Ghana: 2024 Economic Overview

Having received international support to implement fiscal and financial reforms, Ghana is determined to once again reclaim its position as “the rising star of Africa.”

Image credit: Shutterstock / Anton_Ivanov

In January, 2024, the World Bank approved a USD300 million special aid package to “help Ghana’s economic recovery and support the country’s resilient and inclusive growth,” according to a press release.

The funds will be spent on improving the country’s economic policy and fostering a robust macroeconomic status.

The aid will be followed by further low-to-zero-interest loans as part of the World Bank’s Resilient Recovery initiative aimed at increasing sustainable economic activity.

All this will be possible only through comprehensive fiscal and financial reforms.

Despite Ghana’s recent hardships, the fact that international institutions such as the World Bank see the country as being on the brink of economic transformation is a positive sign in itself.

The country has just left behind another period of rampant inflation over the 2021-2022 period, reminding everyone of the olden days of hyperinflation that necessitated a currency redenomination in 2007.

This is not the first time that Ghana has relied on loans from international financiers to successfully overcome a period of economic difficulty.

Ghana’s persistent fiscal deficit of the 2010s was finally remedied thanks to a USD900 million agreement for an emergency credit line with the International Monetary Fund (IMF) in 2015.

All of this portrays the Ghanaian economy as a struggling economy.

But this is not the case.

Ghana’s economy has been among the better performing economies in the region for a while, being called the “rising star of West Africa” as far back as the 2000s.

Indeed, Ghana was the the world’s fastest-growing economy in 2019, and the country has managed to create a relatively diversified economy, with minerals, agriculture, and manufacturing contributing almost equally to the GDP.

Image credit: Shutterstock / TG23

A major producer of tropical fruits and vegetables, Ghana generates roughly USD1.5 billion per year from the export of cocoa beans alone—that is equal to a third the revenue the Ghanaian economy receives from the export of petroleum (USD3.5 billion).

Moreover, Ghana is a leading exporter of yam (2nd largest in the world), cassava (4th largest in the world), and palm oil (8th largest in the world).

It has long been noted that a lack of transportation infrastructure is a major bottleneck for the growth of the agriculture sector. The country’s many subsistence farmers and smallholder communities often find it difficult to ship their products to national and regional markets.

Given the fertility of Ghana’s soil and the agricultural sector’s significant potential, this shortcoming can be addressed by investment in mass transportation and the modernization of farming methods.

Minerals and oil
Image credit: Shutterstock / Senderistas

Minerals form yet another pillar of the Ghanaian economy, especially since the momentous year of 2019 when Ghana became Africa’s leading gold producer.

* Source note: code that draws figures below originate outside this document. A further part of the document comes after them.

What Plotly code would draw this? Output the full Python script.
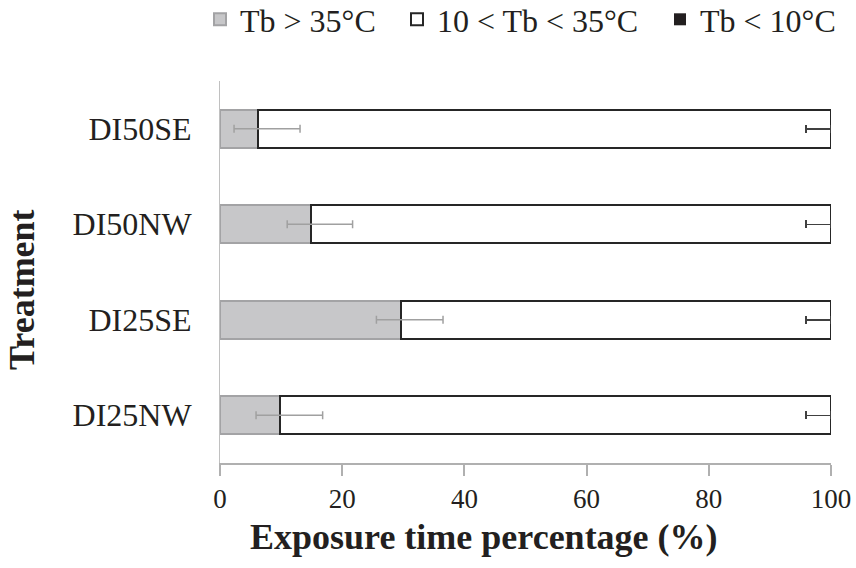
import plotly.graph_objects as go

categories = ["DI25NW", "DI25SE", "DI50NW", "DI50SE"]
hot = [9.9, 29.7, 14.9, 6.2]
hot_err_minus = [4.0, 4.1, 3.9, 3.9]
hot_err_plus = [6.9, 6.8, 6.8, 6.9]
mid = [90.1, 70.3, 85.1, 93.8]
mid_err_minus = [4.1, 4.1, 4.1, 4.1]
mid_err_plus = [0, 0, 0, 0]
cold = [0, 0, 0, 0]
x_ticks = [0, 20, 40, 60, 80, 100]

FONT = "Liberation Serif"

fig = go.Figure()
fig.add_trace(go.Bar(
    y=categories, x=hot, orientation="h", name="Tb > 35\u00b0C", legend="legend",
    marker=dict(color="#c7c7c9", line=dict(color="#a3a3a5", width=2)),
))
fig.add_trace(go.Bar(
    y=categories, x=mid, orientation="h", name="10 < Tb < 35\u00b0C", legend="legend2",
    marker=dict(color="#ffffff", line=dict(color="#262626", width=2)),
    error_x=dict(type="data", symmetric=False, array=mid_err_plus, arrayminus=mid_err_minus,
                 color="#404040", thickness=1.5, width=4),
))
fig.add_trace(go.Bar(
    y=categories, x=cold, orientation="h", name="Tb < 10\u00b0C", legend="legend3",
    marker=dict(color="#231f20", line=dict(color="#231f20", width=0)),
))
# error bars of the Tb > 35 segment, drawn above the stacked bars
fig.add_trace(go.Scatter(
    y=categories, x=hot, mode="markers", marker=dict(opacity=0, size=1),
    showlegend=False, hoverinfo="skip",
    error_x=dict(type="data", symmetric=False, array=hot_err_plus, arrayminus=hot_err_minus,
                 color="#a0a0a0", thickness=1.5, width=4),
))

PL, PT, PB, PW = 220, 81, 463, 611
PH = PB - PT


def px_x(p):
    return (p - PL) / PW


def px_y(p):
    return (PB - p) / PH


def leg(x0):
    return dict(orientation="h", x=px_x(x0), xanchor="left", y=px_y(-8), yanchor="top",
                font=dict(family=FONT, size=32), itemwidth=30, bgcolor="rgba(0,0,0,0)")


fig.update_layout(
    width=856, height=568,
    barmode="stack", bargap=0.6,
    plot_bgcolor="white", paper_bgcolor="white",
    margin=dict(l=PL, r=856 - PL - PW, t=PT, b=568 - PB, autoexpand=False),
    font=dict(family=FONT, size=26, color="#231f20"),
    legend=leg(200), legend2=leg(397), legend3=leg(660),
    xaxis=dict(range=[0, 100], tickvals=x_ticks, showgrid=False, zeroline=False,
               showline=True, linecolor="#b0b0b0", linewidth=1.5,
               ticks="outside", ticklen=11, tickcolor="#b0b0b0", tickwidth=1.5,
               tickfont=dict(family=FONT, size=27)),
    yaxis=dict(showgrid=False, zeroline=False, showline=True, linecolor="#c0c0c0",
               linewidth=1, ticks="", ticklabelstandoff=21,
               tickfont=dict(family=FONT, size=32)),
    annotations=[
        dict(text="<b>Exposure time percentage (%)</b>", xref="paper", yref="paper",
             x=px_x(484), y=px_y(537), xanchor="center", yanchor="middle",
             showarrow=False, font=dict(family=FONT, size=36)),
        dict(text="<b>Treatment</b>", xref="paper", yref="paper",
             x=px_x(22), y=px_y(290), xanchor="center", yanchor="middle",
             textangle=-90, showarrow=False, font=dict(family=FONT, size=36)),
    ],
)

fig.write_html("out.html")
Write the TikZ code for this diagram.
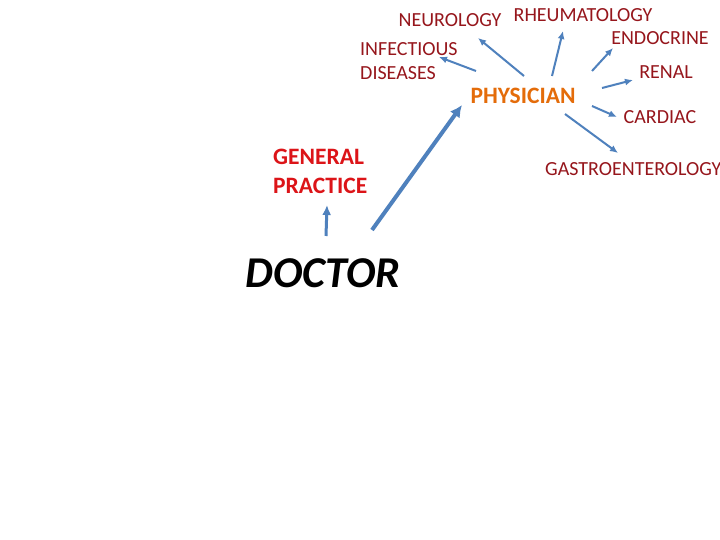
\documentclass[tikz,border=0pt]{standalone}
\usepackage{fontspec}
\setmainfont{Carlito}
\usepackage{xcolor}
\usetikzlibrary{arrows.meta}
\definecolor{specred}{RGB}{150,22,28}
\definecolor{gpred}{RGB}{220,20,24}
\definecolor{physorange}{RGB}{228,108,10}
\definecolor{arrowblue}{RGB}{79,129,189}

\begin{document}
\begin{tikzpicture}[x=1pt, y=-1pt, every node/.style={inner sep=0pt, font=\fontsize{20}{24}\selectfont}, spec/.style={text=specred}, arr/.style={draw=arrowblue, line width=2pt, -{Latex[length=8pt,width=7pt]}}]
  \useasboundingbox[fill=white] (0,0) rectangle (720,540);
  \node[spec](neuro) at (450,20) {NEUROLOGY};
  \node[spec](rheum) at (583,15) {RHEUMATOLOGY};
  \node[spec](endo) at (660,38) {ENDOCRINE};
  \node[spec, anchor=west, align=left](infect) at (360,61) {INFECTIOUS\\DISEASES};
  \node[spec](renal) at (666,72) {RENAL};
  \node[spec](cardiac) at (660,117) {CARDIAC};
  \node[spec, anchor=west](gastro) at (545,169) {GASTROENTEROLOGY};
  \node[text=physorange, font=\fontsize{23.5}{28}\selectfont\bfseries](phys) at (523,96) {PHYSICIAN};
  \node[text=gpred, anchor=west, align=left, font=\fontsize{23.5}{29}\selectfont\bfseries](general) at (273,171.5) {GENERAL\\PRACTICE};
  \node[font=\fontsize{44}{50}\selectfont\bfseries\itshape](doctor) at (323,273) {DOCTOR};
  \draw[arr] ([shift={(1,-20)}]phys.center) -- ([shift={(28,18)}]neuro.center);
  \draw[arr] ([shift={(29,-20)}]phys.center) -- ([shift={(-20,16)}]rheum.center);
  \draw[arr] ([shift={(69,-25)}]phys.center) -- ([shift={(-47,10)}]endo.center);
  \draw[arr] ([shift={(-47,-25)}]phys.center) -- ([shift={(79,-4)}]infect.west);
  \draw[arr] ([shift={(79,-8)}]phys.center) -- ([shift={(-33,8)}]renal.center);
  \draw[arr] ([shift={(69,10)}]phys.center) -- ([shift={(-43,0)}]cardiac.center);
  \draw[arr] ([shift={(42,18)}]phys.center) -- ([shift={(73,-16)}]gastro.west);
  \draw[arr, line width=4pt, -{Latex[length=12pt,width=12pt]}] ([shift={(49,-43)}]doctor.center) -- ([shift={(-61,9)}]phys.center);
  \draw[arr, line width=3pt, -{Latex[length=10pt,width=9pt]}] ([shift={(3,-37)}]doctor.center) -- ([shift={(54,33.5)}]general.west);
\end{tikzpicture}
\end{document}
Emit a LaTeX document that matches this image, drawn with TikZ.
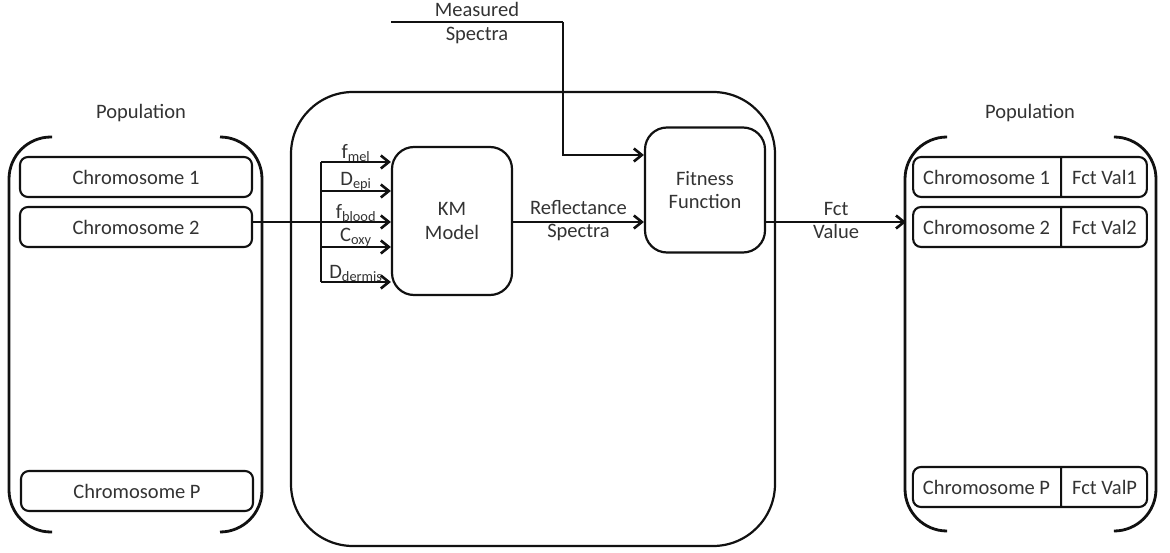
\documentclass[tikz,border=0pt]{standalone}
\usepackage{fontspec}
\setmainfont{Carlito}
\usepackage{tikz}
\usetikzlibrary{arrows.meta, positioning, shapes.multipart}
\definecolor{ink}{HTML}{333333}
\definecolor{edge}{HTML}{111111}
\tikzset{
  txt/.style={font=\fontsize{20.5}{23.5}\selectfont, text=ink, align=center, inner sep=0pt},
  chrom/.style={txt, rectangle, rounded corners=8pt, draw=edge, line width=2.1pt,
                minimum width=232pt, minimum height=40pt},
  chromval/.style={txt, rectangle split, rectangle split horizontal,
                   rectangle split parts=2, rounded corners=8pt, draw=edge,
                   line width=2.1pt, minimum height=40pt, inner xsep=10pt},
  block/.style={txt, rectangle, rounded corners=22pt, draw=edge, line width=2.2pt},
  bracket/.style={draw=edge, line width=2.8pt, rounded corners=42pt},
  line/.style={draw=edge, line width=2.8pt},
  arrow/.style={line, -{Straight Barb[length=8pt, width=13pt, line width=2.6pt]}},
  lbl/.style={txt, above=-1pt},
}

\begin{document}
\begin{tikzpicture}[x=1pt, y=-1pt]
  \useasboundingbox (0,0) rectangle (1170,553);

  % left population
  \node[txt] (popl) at (141,113) {Population};
  \draw[bracket] (52,137) -- (9,137) -- (9,532) -- (52,532);
  \draw[bracket] (220,137) -- (262,137) -- (262,532) -- (220,532);
  \node[chrom] (c1) at (136,177) {Chromosome 1};
  \node[chrom] (c2) at (136,227) {Chromosome 2};
  \node[chrom] (cp) at (137,491) {Chromosome P};

  % evaluation
  \node[block, rounded corners=62pt, minimum width=484pt, minimum height=454pt]
    (eval) at (533,319) {};
  \node[block, minimum width=120pt, minimum height=148pt] (km) at (452,221)
    {KM\\Model};
  \node[block, minimum width=120pt, minimum height=125pt] (fit) at (705,190)
    {Fitness\\Function};

  % right population
  \node[txt] (popr) at (1030,113) {Population};
  \draw[bracket] (945,137) -- (905,137) -- (905,531) -- (945,531);
  \draw[bracket] (1115,137) -- (1156,137) -- (1156,531) -- (1115,531);
  \node[chromval] (r1) at (1030,177)
    {Chromosome 1\nodepart{two}Fct Val1};
  \node[chromval] (r2) at (1030,227)
    {Chromosome 2\nodepart{two}Fct Val2};
  \node[chromval] (rp) at (1030,487)
    {Chromosome P\nodepart{two}Fct ValP};

  % inputs of the model
  \coordinate (b1) at (321,162);
  \coordinate (b2) at (321,191);
  \coordinate (b3) at (321,222);
  \coordinate (b4) at (321,247);
  \coordinate (b5) at (321,282);
  \draw[line] (b1) -- (b5);
  \draw[line] (c2.east |- b3) -- (b3);
  \draw[arrow] (b1) -- (km.west |- b1) node[lbl, midway] {f\textsubscript{mel}};
  \draw[arrow] (b2) -- (km.west |- b2) node[lbl, midway] {D\textsubscript{epi}};
  \draw[arrow] (b3) -- (km.west |- b3) node[lbl, midway] {f\textsubscript{blood}};
  \draw[arrow] (b4) -- (km.west |- b4) node[lbl, midway] {C\textsubscript{oxy}};
  \draw[arrow] (b5) -- (km.west |- b5) node[lbl, midway] {D\textsubscript{dermis}};

  % spectra and fitness
  \coordinate (ms) at (391,22);
  \coordinate (bend) at (563,22);
  \draw[line] (ms) -- (bend) node[txt, midway, yshift=-1pt] {Measured\\Spectra};
  \draw[arrow] (bend) |- ([yshift=35pt]fit.west);
  \draw[arrow] (km.east |- b3) -- (fit.west |- b3)
    node[txt, midway, yshift=1.5pt] {Reflectance\\Spectra};
  \draw[arrow] (fit.east |- b3) -- ([xshift=-6pt]r2.west |- b3)
    node[txt, midway, yshift=1.5pt] {Fct\\Value};
\end{tikzpicture}
\end{document}
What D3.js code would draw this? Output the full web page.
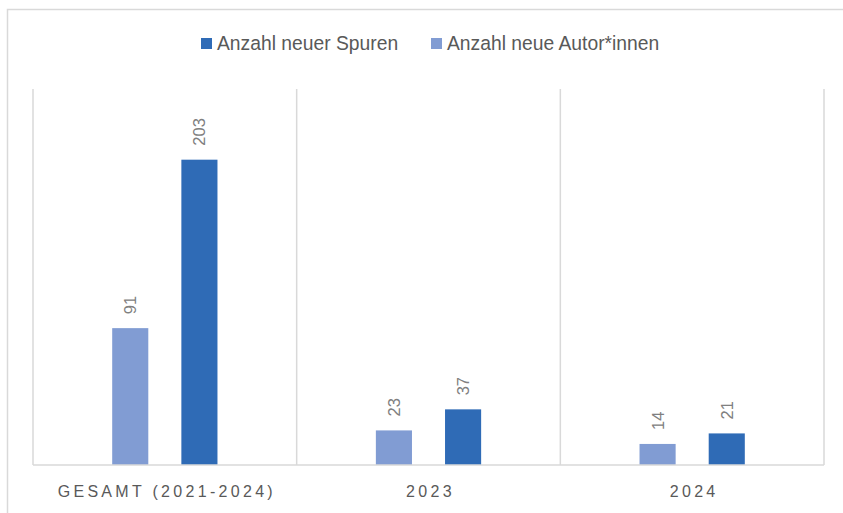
<!DOCTYPE html>
<html>
<head>
<meta charset="utf-8">
<script src="https://cdn.jsdelivr.net/npm/d3@7"></script>
<style>
body { margin:0; background:#fff; }
svg { font-family: "Liberation Sans", "Open Sans", sans-serif; }
</style>
</head>
<body>
<svg id="chart" width="843" height="513"></svg>
<script>
// data
var categories = ["GESAMT (2021-2024)", "2023", "2024"];
var seriesNames = ["Anzahl neue Autor*innen", "Anzahl neuer Spuren"];
var autorinnen = [91, 23, 14];
var spuren = [203, 37, 21];
var legendOrder = ["Anzahl neuer Spuren", "Anzahl neue Autor*innen"];
var colors = {"Anzahl neuer Spuren": "#2f6bb6", "Anzahl neue Autor*innen": "#819cd3"};

var svg = d3.select("#chart");
var plotLeft = 33, plotRight = 824, plotTop = 89, plotBottom = 465;

// outer frame
svg.append("rect")
	.attr("x", 7.5).attr("y", 9.5)
	.attr("width", 850).attr("height", 520)
	.attr("fill", "#fff")
	.attr("stroke", "#d9d9d9")
	.attr("stroke-width", 1.5);

var x = d3.scaleBand().domain(categories).range([plotLeft, plotRight]);
var inner = d3.scaleBand().domain(seriesNames).range([0, x.bandwidth()]).paddingInner(0.478).paddingOuter(1.145);
var y = d3.scaleLinear().domain([0, 250]).range([plotBottom, plotTop]);

// category separators
var bounds = categories.map(function(c){ return x(c); }).concat([plotRight]);
svg.selectAll("line.sep").data(bounds).enter().append("line")
	.attr("class", "sep")
	.attr("x1", function(d){ return d; }).attr("x2", function(d){ return d; })
	.attr("y1", plotTop).attr("y2", plotBottom)
	.attr("stroke", "#d9d9d9").attr("stroke-width", 1.5);

var rows = [];
categories.forEach(function(c, i){
	rows.push({cat: c, s: "Anzahl neue Autor*innen", v: autorinnen[i]});
	rows.push({cat: c, s: "Anzahl neuer Spuren", v: spuren[i]});
});

svg.selectAll("rect.bar").data(rows).enter().append("rect")
	.attr("class", "bar")
	.attr("x", function(d){ return x(d.cat) + inner(d.s); })
	.attr("y", function(d){ return y(d.v); })
	.attr("width", inner.bandwidth())
	.attr("height", function(d){ return plotBottom - y(d.v); })
	.attr("fill", function(d){ return colors[d.s]; });

svg.selectAll("text.val").data(rows).enter().append("text")
	.attr("class", "val")
	.attr("transform", function(d){
		var cx = x(d.cat) + inner(d.s) + inner.bandwidth() / 2 + 6;
		return "translate(" + cx + "," + (y(d.v) - 14) + ") rotate(-90)";
	})
	.attr("font-size", 16.5)
	.attr("fill", "#808080")
	.text(function(d){ return d.v; });

// x axis line
svg.append("line")
	.attr("x1", plotLeft).attr("x2", plotRight)
	.attr("y1", plotBottom).attr("y2", plotBottom)
	.attr("stroke", "#d9d9d9").attr("stroke-width", 1.5);

svg.selectAll("text.cat").data(categories).enter().append("text")
	.attr("class", "cat")
	.attr("x", function(d){ return x(d) + x.bandwidth() / 2 + 2; })
	.attr("y", 497)
	.attr("text-anchor", "middle")
	.attr("font-size", 16)
	.attr("letter-spacing", 3.3)
	.attr("fill", "#595959")
	.text(function(d){ return d; });

// legend
var legX = [201, 431];
legendOrder.forEach(function(name, i){
	svg.append("rect")
		.attr("x", legX[i]).attr("y", 38)
		.attr("width", 11).attr("height", 11)
		.attr("fill", colors[name]);
	svg.append("text")
		.attr("x", legX[i] + 16).attr("y", 50)
		.attr("font-size", 19.3)
		.attr("fill", "#595959")
		.text(name);
});
</script>
</body>
</html>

The nation’s gold exports jumped to over USD7 billion per year by the end of 2023, from just under USD2.5 billion a decade ago.

The export of crude petroleum, meanwhile, fetches approximately USD3.5 annually. And we should remember that it was largely thanks to crude exports that the country’s trade deficit has disappeared, turning into a moderate trade surplus.

The country ended 2023 with an overall trade surplus of USD2.63 billion—equivalent to 3.5% of the GDP.

The export of diamonds and rare earth metals has also been on the rise.

In 2023, Ghana introduced a set of new regulations to ensure green practices in mining while reaping profits from the industry.

The new policies will encourage foreign investors to participate in the sector, but a higher level of involvement by public and private Ghanaian actors will be the precondition.


Manufacturing is what differentiates Ghana from the rest of resource-based developing economies in Africa.

Within the context of Africa, Ghana has a relatively advanced industrial base. There are assembly plants operational in the country, putting together goods from electronic circuit boards to car parts.

Arguably the most important specialty of Ghana, however, are smelting, cement, chemicals, and textiles, which are—for the time being—largely bound for internal market, allowing a degree of self-sufficiency.

Down the line, Ghana could use this potential to become a regional manufacturing base in West Africa.